Historically, the Revlon bull case has revolved around:
A sale of the company given Ron Perelman’s 78% stake
Something akin to if I buy a 1,200 square foot condo in Pittsburgh, and it rerates to Manhattan prices, the stock trades much higher
We think the recent acquisition of Elizabeth Arden kills both theses and leaves Revlon as a random hodge-podge of subpar assets thrown together by at least three different management teams in leveraged transactions over the past five years.
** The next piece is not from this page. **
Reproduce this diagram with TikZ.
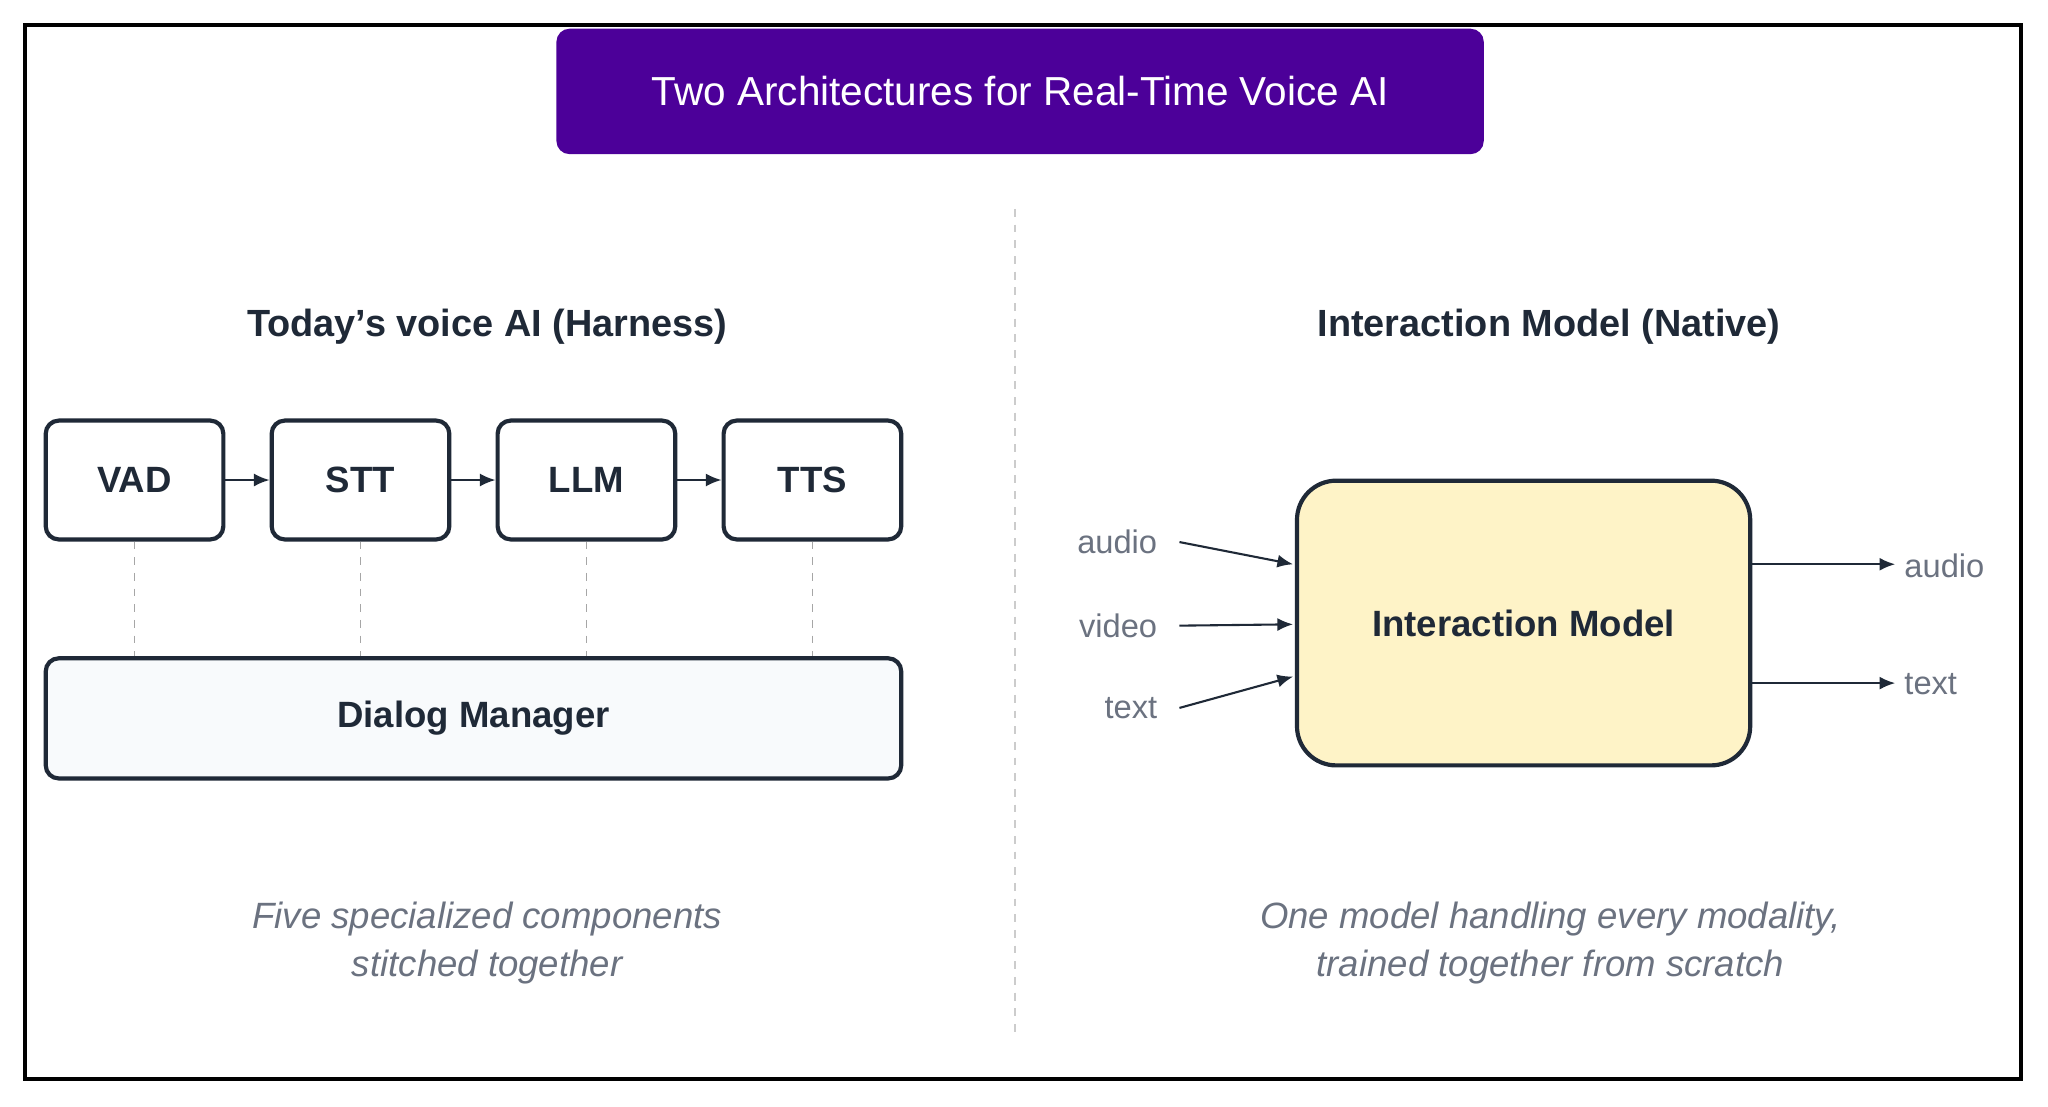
\documentclass[tikz,border=0pt]{standalone}
\usepackage{fontspec}
\setmainfont{Liberation Sans}
\usetikzlibrary{arrows.meta}
\definecolor{ink}{HTML}{1F2937}
\definecolor{purp}{HTML}{4C0099}
\definecolor{capg}{HTML}{6B7280}
\definecolor{dm}{HTML}{F8FAFC}
\definecolor{ym}{HTML}{FEF3C7}
\begin{document}
\begin{tikzpicture}[x=0.5pt,y=-0.5pt,
  blk/.style={draw=ink,line width=1.6pt,rounded corners=5pt,font=\bfseries\fontsize{14}{16}\selectfont,text=ink},
  arr/.style={-{Latex[length=6pt,width=5pt]},ink,line width=0.8pt},
  dsh/.style={gray!70,dashed,line width=0.6pt},
  head/.style={font=\bfseries\fontsize{14.5}{17}\selectfont,text=ink},
  capt/.style={font=\itshape\fontsize{14}{18}\selectfont,text=capg,align=center},
  lab/.style={font=\fontsize{12.5}{15}\selectfont,text=capg}]
\fill[white] (0,0) rectangle (1568,847);
\useasboundingbox (0,0) rectangle (1568,847);
\draw[black,line width=1.5pt] (19,19) rectangle (1547,826);
\node[fill=purp,rounded corners=5pt,minimum width=355pt,minimum height=48pt,text=white,font=\fontsize{15.5}{18}\selectfont] (title) at (781,70) {Two Architectures for Real-Time Voice AI};
\draw[gray!40,dashed,line width=0.6pt] (777,160) coordinate (d1) -- (777,790) coordinate (d2);
\node[head] (lh) at (373,250) {Today's voice AI (Harness)};
\node[head] (rh) at (1186,250) {Interaction Model (Native)};
\foreach \n/\x/\t in {vad/103/VAD,stt/276/STT,llm/449/LLM,tts/622/TTS}{
  \node[blk,minimum width=68pt,minimum height=45.5pt] (\n) at (\x,367.5) {\t};
}
\node[blk,fill=dm,minimum width=327.5pt,minimum height=46pt] (dmg) at (362.5,550) {Dialog Manager};
\draw[arr] (vad) -- (stt);
\draw[arr] (stt) -- (llm);
\draw[arr] (llm) -- (tts);
\foreach \n in {vad,stt,llm,tts}{\draw[dsh] (\n.south) -- (\n.south |- dmg.north);}
\node[capt] (lc) at (373,722) {Five specialized components\\stitched together};
\node[blk,fill=ym,rounded corners=15pt,minimum width=173.5pt,minimum height=109pt] (im) at (1166.5,477) {Interaction Model};
\node[lab,anchor=east] (ia) at (893,415) {audio};
\node[lab,anchor=east] (iv) at (893,479) {video};
\node[lab,anchor=east] (it) at (893,542) {text};
\draw[arr] (ia.east)++(10,0) coordinate (a0) -- (990,432);
\draw[arr] (iv.east)++(10,0) coordinate (v0) -- (990,478);
\draw[arr] (it.east)++(10,0) coordinate (t0) -- (990,518);
\node[lab,anchor=west] (oa) at (1451,433) {audio};
\node[lab,anchor=west] (ot) at (1451,524) {text};
\draw[arr] (im.east |- 0,432) -- (oa.west |- 0,432);
\draw[arr] (im.east |- 0,523) -- (ot.west |- 0,523);
\node[capt] (rc) at (1187,722) {One model handling every modality,\\trained together from scratch};
\end{tikzpicture}
\end{document}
The Arden transaction takes a sale off the table for the time being, and indicates a lack of interest in Revlon from strategic and financial sponsors, while the low quality Arden business means the company won’t re-rate to “peers” like Estee Lauder and L’Oreal.
Revlon reports under three divisions – Consumer, Professional, Other - the latter two of which are made up of companies acquired since the middle of 2013.
The Consumer division consists of the company’s legacy business of color cosmetics, hair color, hair care and men’s grooming and anti-perspirant deodorants.
The Professional division houses the 2013 acquisition of The Colomer Group, and markets products to hair and nail salons as well as professional salon distributors.
The Other division is made up of fragrance and beauty products acquired in the 2015 purchase of CBBeauty.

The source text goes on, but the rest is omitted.